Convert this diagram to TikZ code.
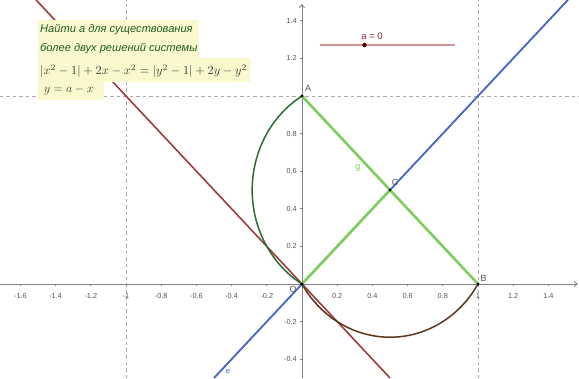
\documentclass[tikz,border=0pt]{standalone}
\usepackage{fontspec}
\setsansfont{Liberation Sans}
\usetikzlibrary{arrows.meta}
\definecolor{gridgray}{RGB}{170,170,170}
\definecolor{axisgray}{RGB}{130,130,130}
\definecolor{labelgray}{RGB}{85,85,85}
\definecolor{lineblue}{RGB}{70,100,200}
\definecolor{linered}{RGB}{160,60,60}
\definecolor{seggreen}{RGB}{125,205,95}
\definecolor{arcgreen}{RGB}{40,110,50}
\definecolor{arcbrown}{RGB}{90,55,35}
\definecolor{sliderpink}{RGB}{205,150,150}
\definecolor{sliderdot}{RGB}{90,0,0}
\definecolor{sliderlabel}{RGB}{140,40,50}
\definecolor{textgreen}{RGB}{30,95,30}
\definecolor{boxyellow}{RGB}{250,249,205}
\definecolor{mathgray}{RGB}{60,60,60}
\tikzset{
  gridline/.style={gridgray, dashed, dash pattern=on 3.5pt off 3pt, line width=0.9pt},
  axisline/.style={axisgray, line width=0.8pt},
  axisarrow/.style={axisline, -{To[length=4pt,width=6pt]}},
  xticklab/.style={font=\sffamily\fontsize{7.3}{8}\selectfont, text=labelgray, inner sep=0pt},
  yticklab/.style={font=\sffamily\fontsize{7.3}{8}\selectfont, text=labelgray, inner sep=0pt, anchor=east},
  ptlabel/.style={font=\sffamily\fontsize{9}{10}\selectfont, text=labelgray, inner sep=0pt},
  pointdot/.style={circle, fill=black, inner sep=0pt, minimum size=3.2pt},
  bluel/.style={lineblue, line width=1.8pt},
  redl/.style={linered, line width=1.6pt},
  greenseg/.style={seggreen, line width=2.6pt},
  greenarc/.style={arcgreen, line width=1.5pt},
  brownarc/.style={arcbrown, line width=1.5pt},
  taskbox/.style={fill=boxyellow},
  tasktext/.style={font=\sffamily\itshape\fontsize{11.1}{12}\selectfont, text=textgreen, inner sep=0pt, anchor=west},
  mathtext/.style={text=mathgray, inner sep=0pt, anchor=west}
}
\begin{document}
\begin{tikzpicture}[x=1pt,y=1pt]
\useasboundingbox[fill=white] (0,0) rectangle (579,378);
\begin{scope}[shift={(302pt,94pt)},x=176pt,y=188pt]
  % dashed grid lines
  \draw[gridline] (-1,-0.5) -- (-1,1.511);
  \draw[gridline] (1,-0.5) -- (1,1.511);
  \draw[gridline] (-1.716,1) -- (1.574,1);
  % axes
  \draw[axisarrow] (-1.716,0) -- (1.568,0);
  \draw[axisarrow] (0,-0.5) -- (0,1.49);
  \foreach \t in {-1.6,-1.4,-1.2,-1,-0.8,-0.6,-0.4,-0.2,0.2,0.4,0.6,0.8,1,1.2,1.4}
    \draw[axisline] (\t,0) -- ++(0,-2.5pt);
  \foreach \t in {-0.4,-0.2,0.2,0.4,0.6,0.8,1,1.2,1.4}
    \draw[axisline] (0,\t) -- ++(-2.5pt,0);
  \foreach \t/\l/\n in {-1.6/-1.6/xa,-1.4/-1.4/xb,-1.2/-1.2/xc,-1/-1/xd,-0.8/-0.8/xe,-0.6/-0.6/xf,-0.4/-0.4/xg,-0.2/-0.2/xh,0.2/0.2/xi,0.4/0.4/xj,0.6/0.6/xk,0.8/0.8/xl,1/1/xm,1.2/1.2/xn,1.4/1.4/xo}
    \node[xticklab] (\n) at ([yshift=-12pt]\t,0) {\l};
  \foreach \t/\l/\n in {-0.4/-0.4/ya,-0.2/-0.2/yb,0.2/0.2/yc,0.4/0.4/yd,0.6/0.6/ye,0.8/0.8/yf,1.2/1.2/yg,1.4/1.4/yh}
    \node[yticklab] (\n) at ([xshift=-5pt]0,\t) {\l};
  % named points
  \coordinate (O) at (0,0);
  \coordinate (A) at (0,1);
  \coordinate (B) at (1,0);
  \coordinate (C) at (0.5,0.5);
  \coordinate (blueS) at (-0.5,-0.5);
  \coordinate (blueE) at (1.511,1.511);
  \coordinate (redS) at (-1.511,1.511);
  \coordinate (redE) at (0.5,-0.5);
  % lines y=x and y=a-x
  \draw[bluel] (blueS) -- (blueE);
  \draw[redl] (redS) -- (redE);
  % arcs
  \draw[greenarc] (A) arc[start angle=120.964, end angle=239.036, radius=0.58310];
  \draw[brownarc] (O) arc[start angle=210.964, end angle=329.036, radius=0.58310];
  % green segments
  \draw[greenseg] (A) -- (C);
  \draw[greenseg] (C) -- (B);
  \draw[greenseg] (O) -- (C);
  % points
  \node[pointdot] (pA) at (A) {};
  \node[pointdot] (pB) at (B) {};
  \node[pointdot] (pC) at (C) {};
  \node[pointdot] (pO) at (O) {};
  \node[ptlabel] (lA) at ([xshift=6pt,yshift=8pt]A) {A};
  \node[ptlabel] (lB) at ([xshift=5.5pt,yshift=6pt]B) {B};
  \node[ptlabel] (lC) at ([xshift=5pt,yshift=7.5pt]C) {C};
  \node[ptlabel] (lO) at ([xshift=-9pt,yshift=-5pt]O) {O};
  \node[font=\sffamily\fontsize{9}{10}\selectfont, text=seggreen, inner sep=0pt] (lg) at (0.318,0.617) {g};
  \node[font=\sffamily\fontsize{7.5}{8}\selectfont, text=lineblue, inner sep=0pt] (le) at (-0.42,-0.463) {e};
  % slider
  \coordinate (s1) at (0.102,1.271);
  \coordinate (s2) at (0.869,1.271);
  \draw[sliderpink, line width=1.2pt] (s1) -- (s2);
  \node[circle, fill=sliderdot, inner sep=0pt, minimum size=4.5pt] (sa) at (0.355,1.271) {};
  \node[font=\sffamily\fontsize{9.5}{10}\selectfont, text=sliderlabel, inner sep=0pt] (la) at (0.398,1.319) {a = 0};
\end{scope}
% task text boxes
\fill[taskbox] (38,358) rectangle (199,320);
\fill[taskbox] (38,320) rectangle (250,296);
\fill[taskbox] (38,296) rectangle (104,278);
\node[tasktext] (t1) at (40,348) {Найти a для существования};
\node[tasktext] (t2) at (40,329) {более двух решений системы};
\node[mathtext] (t3) at (40,307) {\resizebox{207pt}{!}{$|x^2-1|+2x-x^2=|y^2-1|+2y-y^2$}};
\node[mathtext] (t4) at (44,288) {\fontsize{12.5}{14}\selectfont$y=a-x$};
\end{tikzpicture}
\end{document}
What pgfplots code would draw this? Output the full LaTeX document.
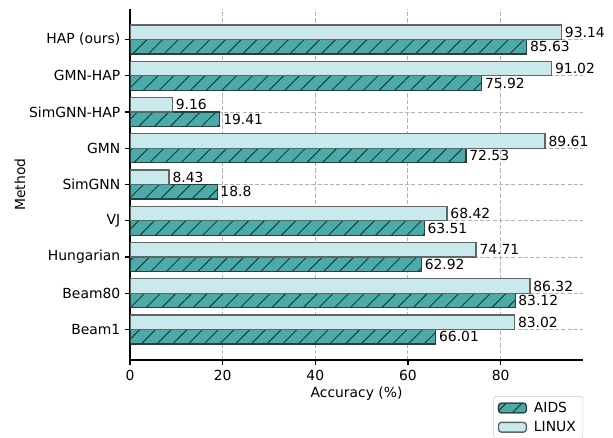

------------------------------

WHAT YOU ARE ASKED TO DO: Read the entries above, then pull out the lines that include "this".

TASK RESPONSE:
Convert this diagram to TikZ code.
What pgfplots code would draw this? Output the full LaTeX document.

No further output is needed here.